Figure scripts
_ _ _ _ _ _ _
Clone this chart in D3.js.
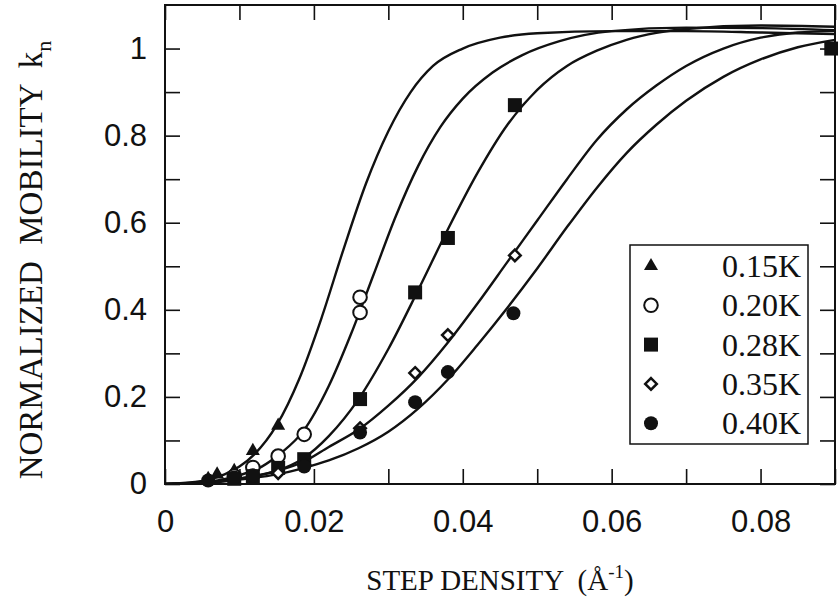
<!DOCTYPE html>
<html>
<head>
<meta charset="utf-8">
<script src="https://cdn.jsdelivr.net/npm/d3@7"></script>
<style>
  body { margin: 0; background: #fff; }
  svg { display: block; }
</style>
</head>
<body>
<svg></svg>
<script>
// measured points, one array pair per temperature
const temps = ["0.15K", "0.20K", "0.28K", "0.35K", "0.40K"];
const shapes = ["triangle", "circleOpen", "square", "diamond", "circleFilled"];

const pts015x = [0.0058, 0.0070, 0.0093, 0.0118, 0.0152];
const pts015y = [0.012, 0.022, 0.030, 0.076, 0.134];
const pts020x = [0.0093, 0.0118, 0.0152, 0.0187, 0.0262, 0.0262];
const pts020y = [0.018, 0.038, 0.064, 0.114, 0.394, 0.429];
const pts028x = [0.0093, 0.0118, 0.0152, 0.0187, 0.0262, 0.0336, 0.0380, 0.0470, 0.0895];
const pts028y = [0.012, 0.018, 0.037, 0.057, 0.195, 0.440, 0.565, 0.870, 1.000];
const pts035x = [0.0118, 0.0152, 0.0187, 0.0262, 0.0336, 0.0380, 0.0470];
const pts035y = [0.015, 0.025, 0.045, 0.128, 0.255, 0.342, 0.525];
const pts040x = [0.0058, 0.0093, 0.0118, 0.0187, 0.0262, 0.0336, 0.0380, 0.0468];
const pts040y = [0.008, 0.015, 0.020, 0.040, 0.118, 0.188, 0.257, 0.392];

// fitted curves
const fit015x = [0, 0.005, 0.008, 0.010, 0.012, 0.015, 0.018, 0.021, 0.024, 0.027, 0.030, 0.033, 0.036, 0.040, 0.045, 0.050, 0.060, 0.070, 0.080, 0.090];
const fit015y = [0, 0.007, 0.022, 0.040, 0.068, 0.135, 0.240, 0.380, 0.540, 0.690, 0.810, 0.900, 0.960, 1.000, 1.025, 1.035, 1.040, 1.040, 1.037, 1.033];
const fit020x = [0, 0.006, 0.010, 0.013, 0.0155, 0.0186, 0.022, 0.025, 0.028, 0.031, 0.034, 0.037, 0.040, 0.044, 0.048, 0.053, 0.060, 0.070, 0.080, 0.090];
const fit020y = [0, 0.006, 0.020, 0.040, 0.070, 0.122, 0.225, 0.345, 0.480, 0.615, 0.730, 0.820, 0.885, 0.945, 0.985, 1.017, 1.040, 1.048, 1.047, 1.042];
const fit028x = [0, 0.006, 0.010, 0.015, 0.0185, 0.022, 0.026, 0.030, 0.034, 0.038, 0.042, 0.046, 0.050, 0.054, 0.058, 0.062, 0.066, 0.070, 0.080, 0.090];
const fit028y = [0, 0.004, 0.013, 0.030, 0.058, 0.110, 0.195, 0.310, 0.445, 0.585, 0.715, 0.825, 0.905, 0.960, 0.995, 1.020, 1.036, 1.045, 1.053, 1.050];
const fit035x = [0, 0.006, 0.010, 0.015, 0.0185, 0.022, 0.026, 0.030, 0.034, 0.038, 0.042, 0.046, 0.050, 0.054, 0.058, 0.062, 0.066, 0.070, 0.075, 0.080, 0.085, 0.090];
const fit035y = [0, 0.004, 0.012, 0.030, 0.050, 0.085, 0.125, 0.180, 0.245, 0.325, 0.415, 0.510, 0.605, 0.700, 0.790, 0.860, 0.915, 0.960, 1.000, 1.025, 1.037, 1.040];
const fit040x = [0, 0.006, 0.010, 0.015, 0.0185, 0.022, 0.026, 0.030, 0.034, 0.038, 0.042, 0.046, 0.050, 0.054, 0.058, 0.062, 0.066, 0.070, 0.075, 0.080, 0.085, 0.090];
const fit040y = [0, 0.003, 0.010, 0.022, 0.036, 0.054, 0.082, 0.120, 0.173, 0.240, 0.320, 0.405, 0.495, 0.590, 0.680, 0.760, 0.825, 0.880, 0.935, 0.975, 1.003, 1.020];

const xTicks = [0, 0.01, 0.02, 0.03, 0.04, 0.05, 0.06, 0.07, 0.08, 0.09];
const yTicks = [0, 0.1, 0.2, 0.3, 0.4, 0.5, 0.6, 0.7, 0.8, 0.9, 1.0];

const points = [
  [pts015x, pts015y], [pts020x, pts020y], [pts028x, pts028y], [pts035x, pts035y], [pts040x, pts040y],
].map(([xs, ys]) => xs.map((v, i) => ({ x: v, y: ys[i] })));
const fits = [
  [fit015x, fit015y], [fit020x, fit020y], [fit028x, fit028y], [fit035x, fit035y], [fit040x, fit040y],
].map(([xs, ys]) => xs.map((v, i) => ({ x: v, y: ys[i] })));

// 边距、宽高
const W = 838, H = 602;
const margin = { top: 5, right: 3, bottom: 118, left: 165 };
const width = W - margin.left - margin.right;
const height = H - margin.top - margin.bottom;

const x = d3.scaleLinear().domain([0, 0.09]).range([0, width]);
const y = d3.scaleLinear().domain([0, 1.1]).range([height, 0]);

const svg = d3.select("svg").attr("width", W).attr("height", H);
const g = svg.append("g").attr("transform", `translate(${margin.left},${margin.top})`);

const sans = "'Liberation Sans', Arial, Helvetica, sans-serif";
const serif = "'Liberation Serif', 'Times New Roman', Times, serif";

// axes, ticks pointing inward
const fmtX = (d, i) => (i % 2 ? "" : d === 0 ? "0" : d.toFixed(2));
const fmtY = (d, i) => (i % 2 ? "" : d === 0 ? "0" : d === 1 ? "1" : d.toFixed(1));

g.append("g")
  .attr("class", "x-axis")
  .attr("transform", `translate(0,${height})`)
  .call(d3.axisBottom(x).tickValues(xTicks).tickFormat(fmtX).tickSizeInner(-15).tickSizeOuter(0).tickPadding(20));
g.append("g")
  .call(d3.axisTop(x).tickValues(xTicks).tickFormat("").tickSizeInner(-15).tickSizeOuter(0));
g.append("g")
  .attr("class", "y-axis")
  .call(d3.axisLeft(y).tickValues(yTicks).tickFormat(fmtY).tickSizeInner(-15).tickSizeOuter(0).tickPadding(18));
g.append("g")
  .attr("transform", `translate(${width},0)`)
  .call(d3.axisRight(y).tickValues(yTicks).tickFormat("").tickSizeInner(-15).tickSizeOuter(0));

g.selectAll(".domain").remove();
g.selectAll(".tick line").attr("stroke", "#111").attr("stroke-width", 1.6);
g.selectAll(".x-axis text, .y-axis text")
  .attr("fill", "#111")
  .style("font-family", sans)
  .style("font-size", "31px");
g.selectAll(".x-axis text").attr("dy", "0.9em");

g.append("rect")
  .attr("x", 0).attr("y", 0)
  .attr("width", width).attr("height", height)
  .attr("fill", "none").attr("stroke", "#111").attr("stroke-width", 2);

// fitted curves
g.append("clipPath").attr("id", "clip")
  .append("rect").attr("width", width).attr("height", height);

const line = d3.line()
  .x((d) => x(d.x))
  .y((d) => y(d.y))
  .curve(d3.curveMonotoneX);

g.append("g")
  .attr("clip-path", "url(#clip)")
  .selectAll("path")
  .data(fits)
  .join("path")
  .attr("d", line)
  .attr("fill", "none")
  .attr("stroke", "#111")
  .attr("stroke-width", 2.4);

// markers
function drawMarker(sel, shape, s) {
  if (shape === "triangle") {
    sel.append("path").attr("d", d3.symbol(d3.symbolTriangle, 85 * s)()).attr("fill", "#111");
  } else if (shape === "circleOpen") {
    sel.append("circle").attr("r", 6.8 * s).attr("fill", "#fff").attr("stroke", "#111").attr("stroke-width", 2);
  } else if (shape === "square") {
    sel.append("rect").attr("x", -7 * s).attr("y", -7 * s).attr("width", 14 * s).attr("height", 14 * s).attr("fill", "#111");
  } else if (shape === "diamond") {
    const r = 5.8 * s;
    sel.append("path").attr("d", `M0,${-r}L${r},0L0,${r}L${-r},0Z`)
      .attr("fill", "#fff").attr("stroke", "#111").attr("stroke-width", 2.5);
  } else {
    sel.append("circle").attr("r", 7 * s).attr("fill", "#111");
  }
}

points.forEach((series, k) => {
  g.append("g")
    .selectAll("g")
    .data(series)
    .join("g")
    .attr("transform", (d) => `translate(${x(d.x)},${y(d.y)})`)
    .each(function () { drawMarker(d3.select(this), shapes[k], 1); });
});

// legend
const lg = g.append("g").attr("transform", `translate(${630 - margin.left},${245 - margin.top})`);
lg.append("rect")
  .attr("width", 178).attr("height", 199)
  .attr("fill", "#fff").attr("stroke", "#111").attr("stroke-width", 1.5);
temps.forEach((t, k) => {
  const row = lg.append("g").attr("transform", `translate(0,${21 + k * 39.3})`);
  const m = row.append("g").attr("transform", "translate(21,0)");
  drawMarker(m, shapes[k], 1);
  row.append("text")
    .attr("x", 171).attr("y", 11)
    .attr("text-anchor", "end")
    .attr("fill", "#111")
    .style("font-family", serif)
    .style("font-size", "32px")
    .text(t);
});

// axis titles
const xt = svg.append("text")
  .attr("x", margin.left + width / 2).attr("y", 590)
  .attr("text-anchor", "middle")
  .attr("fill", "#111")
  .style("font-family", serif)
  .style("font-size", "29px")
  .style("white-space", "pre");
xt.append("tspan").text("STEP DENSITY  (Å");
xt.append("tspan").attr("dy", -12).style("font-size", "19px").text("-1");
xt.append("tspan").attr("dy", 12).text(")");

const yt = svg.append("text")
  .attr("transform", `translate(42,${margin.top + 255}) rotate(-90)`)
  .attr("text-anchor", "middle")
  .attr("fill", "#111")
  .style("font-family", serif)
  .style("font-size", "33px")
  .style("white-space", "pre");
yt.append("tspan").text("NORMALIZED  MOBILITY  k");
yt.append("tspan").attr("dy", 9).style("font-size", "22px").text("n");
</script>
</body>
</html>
_ _ _ _ _ _ _
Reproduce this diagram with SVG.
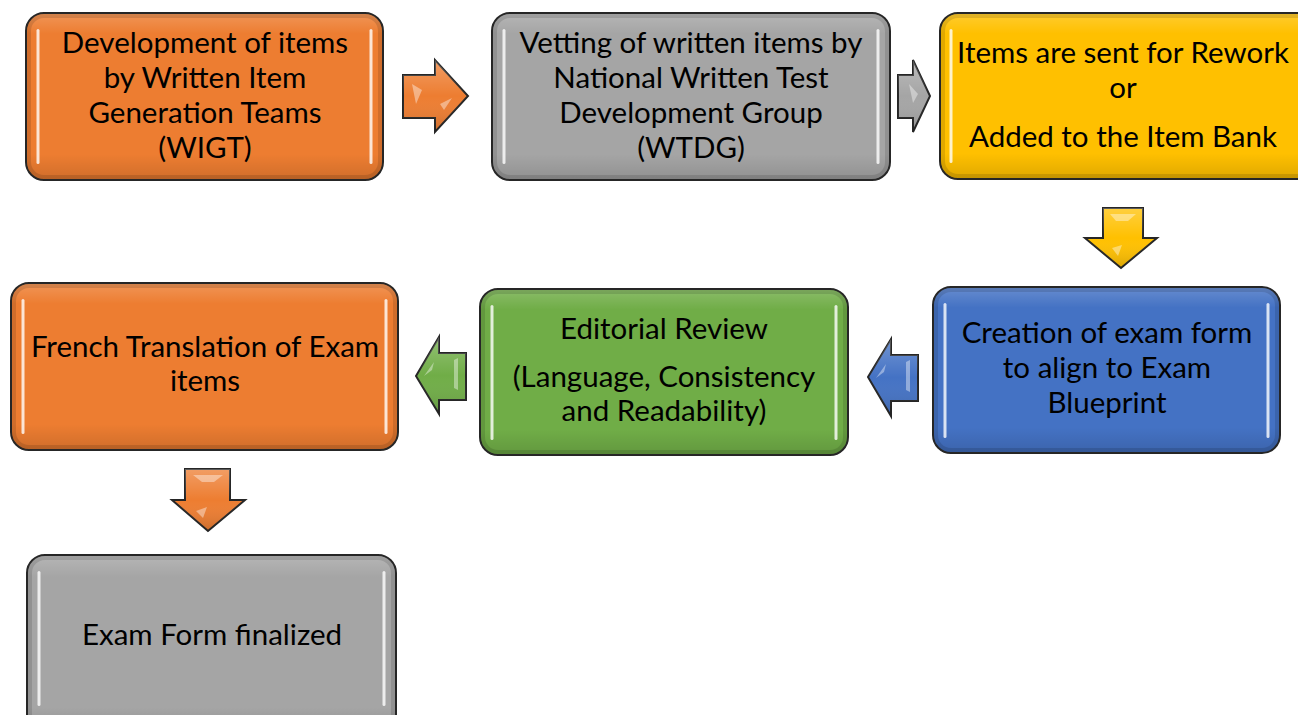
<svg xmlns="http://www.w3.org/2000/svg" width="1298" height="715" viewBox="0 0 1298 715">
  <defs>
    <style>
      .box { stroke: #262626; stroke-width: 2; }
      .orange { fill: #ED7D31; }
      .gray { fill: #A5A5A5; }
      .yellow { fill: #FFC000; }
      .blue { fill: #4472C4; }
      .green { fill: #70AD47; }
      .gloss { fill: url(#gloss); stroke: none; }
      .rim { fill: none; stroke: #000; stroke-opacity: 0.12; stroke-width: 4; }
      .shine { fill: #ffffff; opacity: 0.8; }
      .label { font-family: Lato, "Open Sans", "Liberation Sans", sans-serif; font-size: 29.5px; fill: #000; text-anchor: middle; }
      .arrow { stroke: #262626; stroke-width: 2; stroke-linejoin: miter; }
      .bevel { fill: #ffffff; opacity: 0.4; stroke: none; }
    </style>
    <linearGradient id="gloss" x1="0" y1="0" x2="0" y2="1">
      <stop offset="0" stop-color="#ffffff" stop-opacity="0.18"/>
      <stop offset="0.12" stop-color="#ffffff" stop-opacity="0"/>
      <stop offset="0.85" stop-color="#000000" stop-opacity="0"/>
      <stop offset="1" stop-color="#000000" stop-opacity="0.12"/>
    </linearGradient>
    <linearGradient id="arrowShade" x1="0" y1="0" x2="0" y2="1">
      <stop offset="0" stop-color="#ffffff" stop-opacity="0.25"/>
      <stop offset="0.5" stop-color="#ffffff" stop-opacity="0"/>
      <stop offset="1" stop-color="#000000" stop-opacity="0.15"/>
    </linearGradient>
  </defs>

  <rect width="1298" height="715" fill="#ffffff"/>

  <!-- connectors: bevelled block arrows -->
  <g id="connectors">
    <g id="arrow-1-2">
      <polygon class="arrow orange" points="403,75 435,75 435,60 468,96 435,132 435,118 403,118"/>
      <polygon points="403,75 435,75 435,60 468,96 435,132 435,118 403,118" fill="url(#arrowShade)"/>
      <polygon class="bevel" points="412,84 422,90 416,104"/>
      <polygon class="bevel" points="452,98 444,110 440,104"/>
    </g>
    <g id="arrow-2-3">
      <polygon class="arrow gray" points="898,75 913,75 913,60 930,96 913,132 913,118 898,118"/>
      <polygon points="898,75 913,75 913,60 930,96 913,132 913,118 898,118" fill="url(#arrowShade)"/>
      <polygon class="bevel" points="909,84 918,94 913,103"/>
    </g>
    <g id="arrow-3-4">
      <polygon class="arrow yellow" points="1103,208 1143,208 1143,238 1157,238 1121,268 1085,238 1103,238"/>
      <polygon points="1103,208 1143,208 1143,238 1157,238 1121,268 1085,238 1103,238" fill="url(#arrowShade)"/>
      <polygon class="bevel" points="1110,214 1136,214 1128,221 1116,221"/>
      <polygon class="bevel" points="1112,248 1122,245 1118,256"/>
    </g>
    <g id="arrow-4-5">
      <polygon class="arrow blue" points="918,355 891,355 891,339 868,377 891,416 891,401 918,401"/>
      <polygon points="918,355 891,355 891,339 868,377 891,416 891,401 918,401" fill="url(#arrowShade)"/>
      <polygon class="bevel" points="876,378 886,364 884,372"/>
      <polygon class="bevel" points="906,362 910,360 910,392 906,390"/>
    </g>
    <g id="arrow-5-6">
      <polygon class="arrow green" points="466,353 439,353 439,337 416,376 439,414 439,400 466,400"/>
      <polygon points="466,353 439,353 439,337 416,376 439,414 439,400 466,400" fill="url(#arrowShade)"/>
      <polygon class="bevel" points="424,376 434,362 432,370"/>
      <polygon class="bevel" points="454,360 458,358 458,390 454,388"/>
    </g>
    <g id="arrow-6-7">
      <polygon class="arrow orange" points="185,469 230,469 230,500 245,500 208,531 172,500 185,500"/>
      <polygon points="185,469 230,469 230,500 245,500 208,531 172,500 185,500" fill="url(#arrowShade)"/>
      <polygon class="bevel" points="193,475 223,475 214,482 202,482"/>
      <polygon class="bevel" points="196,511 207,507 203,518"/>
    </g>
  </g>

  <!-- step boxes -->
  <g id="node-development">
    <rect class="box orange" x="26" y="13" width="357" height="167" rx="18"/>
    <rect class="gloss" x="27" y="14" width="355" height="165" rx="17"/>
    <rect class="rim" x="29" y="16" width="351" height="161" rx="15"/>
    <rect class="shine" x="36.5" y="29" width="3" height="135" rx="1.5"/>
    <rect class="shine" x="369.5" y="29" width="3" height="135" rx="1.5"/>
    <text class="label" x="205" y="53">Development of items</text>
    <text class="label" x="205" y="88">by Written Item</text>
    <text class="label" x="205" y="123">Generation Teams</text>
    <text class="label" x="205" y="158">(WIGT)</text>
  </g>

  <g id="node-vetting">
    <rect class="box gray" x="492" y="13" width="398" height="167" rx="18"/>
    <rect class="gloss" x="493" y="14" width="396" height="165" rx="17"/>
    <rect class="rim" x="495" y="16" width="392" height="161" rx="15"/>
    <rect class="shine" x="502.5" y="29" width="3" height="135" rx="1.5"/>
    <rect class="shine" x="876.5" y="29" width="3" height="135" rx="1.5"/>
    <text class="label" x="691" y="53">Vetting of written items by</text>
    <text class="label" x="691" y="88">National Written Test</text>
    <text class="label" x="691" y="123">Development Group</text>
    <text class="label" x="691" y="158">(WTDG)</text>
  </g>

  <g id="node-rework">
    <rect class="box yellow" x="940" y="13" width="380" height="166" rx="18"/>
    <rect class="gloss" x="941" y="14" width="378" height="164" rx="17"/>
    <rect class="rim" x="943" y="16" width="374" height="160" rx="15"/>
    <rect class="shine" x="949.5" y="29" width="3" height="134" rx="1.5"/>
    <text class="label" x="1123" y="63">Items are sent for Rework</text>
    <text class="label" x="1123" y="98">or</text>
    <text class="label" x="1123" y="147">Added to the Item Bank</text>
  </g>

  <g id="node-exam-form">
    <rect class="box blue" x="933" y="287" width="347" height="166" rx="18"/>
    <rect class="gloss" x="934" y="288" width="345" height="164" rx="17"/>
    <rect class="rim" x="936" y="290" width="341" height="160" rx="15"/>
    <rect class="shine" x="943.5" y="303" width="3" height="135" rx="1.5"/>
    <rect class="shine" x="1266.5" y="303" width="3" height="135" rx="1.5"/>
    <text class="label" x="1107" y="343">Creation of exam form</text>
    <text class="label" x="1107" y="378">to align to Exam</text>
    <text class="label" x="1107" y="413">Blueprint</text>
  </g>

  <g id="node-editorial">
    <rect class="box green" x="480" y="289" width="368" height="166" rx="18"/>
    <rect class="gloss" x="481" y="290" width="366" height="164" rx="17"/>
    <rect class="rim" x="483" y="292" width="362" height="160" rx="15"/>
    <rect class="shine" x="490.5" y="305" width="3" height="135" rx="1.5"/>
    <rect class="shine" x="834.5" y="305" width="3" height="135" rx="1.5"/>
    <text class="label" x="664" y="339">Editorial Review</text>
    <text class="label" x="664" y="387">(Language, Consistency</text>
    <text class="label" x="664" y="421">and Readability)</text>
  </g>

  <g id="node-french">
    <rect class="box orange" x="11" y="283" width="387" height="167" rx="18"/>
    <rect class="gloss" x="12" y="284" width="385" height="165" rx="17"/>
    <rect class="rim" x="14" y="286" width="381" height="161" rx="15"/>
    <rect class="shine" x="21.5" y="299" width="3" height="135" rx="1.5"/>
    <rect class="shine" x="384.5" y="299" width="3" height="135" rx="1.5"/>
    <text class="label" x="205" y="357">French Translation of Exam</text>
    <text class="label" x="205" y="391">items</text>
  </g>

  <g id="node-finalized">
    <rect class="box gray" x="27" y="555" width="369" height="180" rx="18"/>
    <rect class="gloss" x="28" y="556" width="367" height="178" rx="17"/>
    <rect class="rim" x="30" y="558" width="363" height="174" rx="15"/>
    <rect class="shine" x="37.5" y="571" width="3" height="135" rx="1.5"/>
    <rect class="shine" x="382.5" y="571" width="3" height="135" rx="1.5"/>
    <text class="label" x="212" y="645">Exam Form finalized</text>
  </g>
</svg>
_ _ _ _ _ _ _
**DIRECTIVE**: Check each line of the entries above for the word "this". List the ones that have it.

**FULL OUTPUT**:
Clone this chart in D3.js.
    .each(function () { drawMarker(d3.select(this), shapes[k], 1); });
Reproduce this diagram with SVG.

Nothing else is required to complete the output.